Mark A. Peterson, senior fellow at the UCLA Center for Health Policy Research and a professor of public policy at the UCLA Luskin School of Public Affairs, recently appeared on KQED’s public affairs radio show “Forum,” to talk about what could happen to California health care programs as the Trump administration takes power.
The Republican party has signaled plans to overhaul the federal Medicaid program, which provides health care for low-income people, and which could result in billions of dollars in cuts to California, where 14 million people receive Medi-Cal benefits. Trump policies could also have major implications for Covered California, the state’s health insurance marketplace, and for health care programs addressing homelessness and reproductive health.
In a conversation moderated by “Forum” co-host Alexis Madrigal, and that included state Mia Bonta, state assemblywoman and chair of the assembly health committee, Angela Hart, KFF Health News senior correspondent covering health care politics and policy in California and the West, Peterson provided insights into the what’s motivating the Republican ideas, past attempts to revamp health care, and what’s at stake this year, which we excerpt here.
Listen to the episode to hear what the panelists had to say about other topics, too, including the prospect of single-payer coverage in California, reproductive health, and abortion access.
On why have Republicans wanted to overhaul Medicaid
“Well [the Republicans’] argument is that the Medicaid program is extremely inefficient, that it requires things that are not productive to health. There should be more opportunity for state innovation, and in particular they go back to the argument that in 1965 when the Medicaid program was enacted along with Medicare. It was intended for very poor people who simply had no means of their own to provide for their care. They argue now, particularly under the Affordable Care Act and the Medicaid expansion, that health care coverage paid for by the taxpayer is going to a lot of people who should be able to take care of themselves on their own.”

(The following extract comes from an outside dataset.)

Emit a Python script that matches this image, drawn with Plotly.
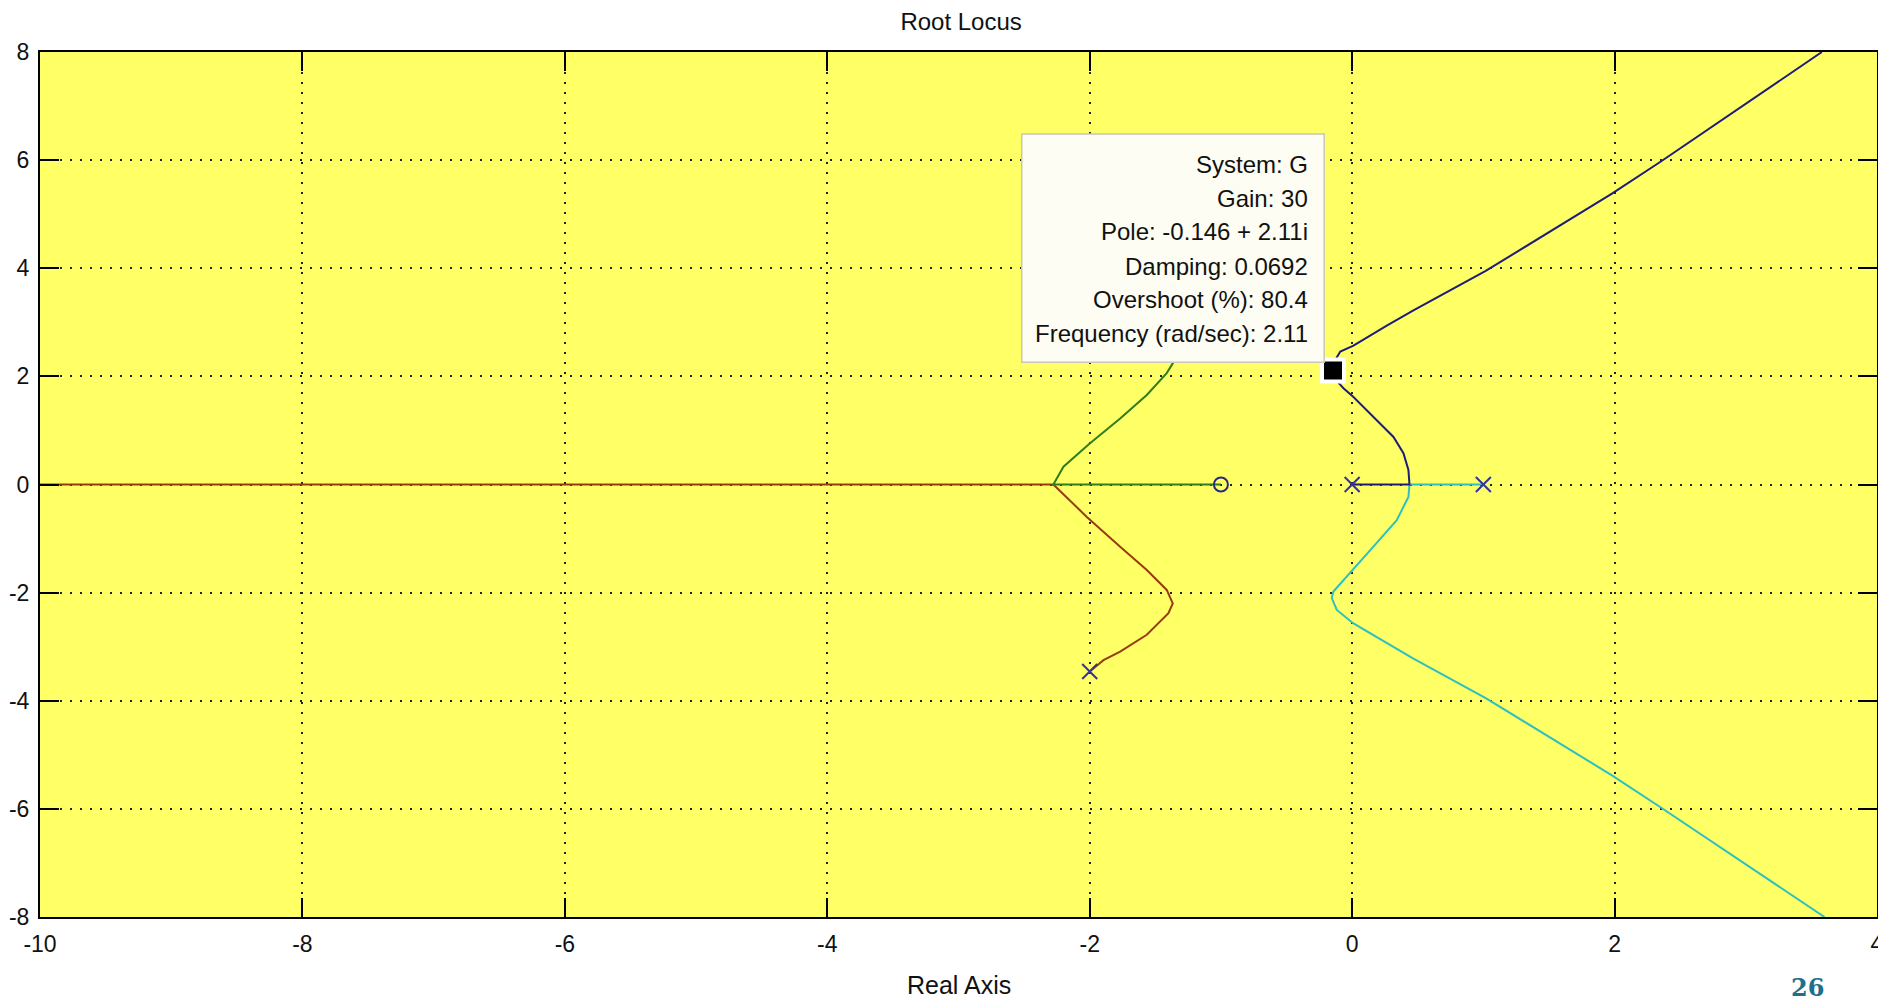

What changes to Medicaid could look like
“Well, the long-standing approach of Republicans in Congress — that Trump signed onto during the ‘Repeal and Replace’ activities of 2017 that failed — was to turn the Medicaid program from an entitlement, in which states and individuals got the funding as they needed it for the coverage they were guaranteed under the program, to a block grant. [That’s] a budgeted amount of money each year that would be sent to the states based on a formula, however much demand for health care either rose or declined. So, it’d be a very sharp reduction in spending, a lot more flexibility, but flexibility with very little in the way of resources to provide care.
“Now, I want to emphasize that when Republicans and Trump came in in 2017 and tried to do that, it failed dramatically with larger margins in the House and the Senate than they have now, or particularly the House. So it’s not as if this will be a particularly easy thing for them to do, particularly with the size of the Republican majority in the House in this next Congress and facing a midterm election in 2026.”
California’s Medi-Cal program operates differently from other Medicaid programs through waivers that have allowed the state to expand coverage to address social determinants of health
“We do know [there’s a] tremendous amount of research in the past couple decades about the role of the social determinants of health and the reality is that the delivery of health care is a rescue operation. That’s what we do when people become ill. Well, what if we can prevent people from becoming ill in the first place? Which would be both enhancement for their lives and their economic productivity. It would also mean we’d be spending less on health care.
“Let’s keep in mind that in the United States we spend twice as much per capita on health care than any country in the world even though we don’t cover everybody in our insurance system. And I just want to say a little bit about the waivers. Not only will California not be able to expand under Medi-Cal with new waivers, the waivers we have for CalAim do expire. So, even before we talk about major changes in the Medicaid program nationally that would have an impact on California — we are already talking about major losses for the state just by knowing that those waivers will not be renewed.”